A Tree Grows In Brooklyn by Betty Smith

This is yet another one of those books I've been hearing about all my life but never got around to reading. No real reason, it just never fell into my path. When I started reading book blogs, it was everywhere. It always got good reviews so I found a copy at a used book store and threw in in my pile.

I finally got around to reading it a couple of weeks ago, and oh my it was really good. I couldn't put it down. The story hooks you and reels you in with writing so good that you don't even notice it. That's so refreshing. Description and dialogue flow naturally so both story and characters develop at a good pace.

The setting is Brooklyn, NY, 1912. Francie, the main character, is 11 years old when the story starts and 17 when it closes and is one of the more memorable characters I've read in a while. I guess this is a "coming of age" story, but I hate to use that term. I don't know why I dislike it so much, but I tend to not read a book if that's how it has been described to me. Just one more of a long list of reading quirks I seem to operate by.

Francie's story is enjoyable to read because she doesn't waste any time feeling sorry for herself. She and her brother, Neely, make the best of whatever comes their way. They live in poor and always unpredictable circumstances but they live, really live, every moment, and they live it with hope. It's that hope that is never lost or abandoned that makes Francie and her family so very endearing. Francie is smart, funny and vibrant. I love her tenacity, her refusal to let life break her spirit and her quiet acceptance of all the little (and the big) idiosyncracies of her family members.

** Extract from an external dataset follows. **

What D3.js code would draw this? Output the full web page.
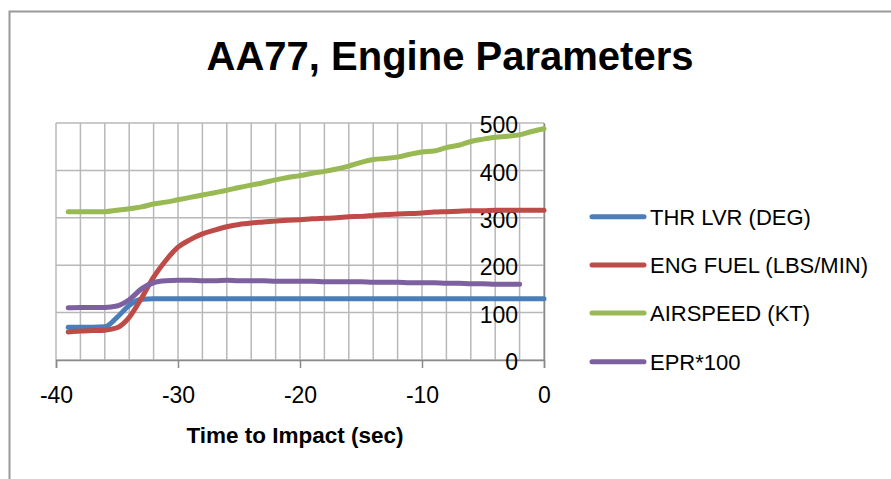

I like that the tone of the book stays positive through all the hardships yet never becomes sappy. It is realistic, neither a fairy tale nor fatalism. I'm finding so many books, old and new, that have nothing to offer but hopelessness. Pointlessness. Sometimes it seems like the more jaded or cynical the author, the more the book is esteemed. On the other end of that spectrum are books that are nauseatingly sweet. Characters are one dimensional, the plot never thickens, and everybody lives happily ever after. I don't like those any better than the hopeless ones. I like them like this one, real, sometimes even gritty, but still finding good in people and beauty in the world.    

I think this is one book I will read again one day. It's a great choice for anyone looking for a good story and a positive outcome. I most definitely recommend it.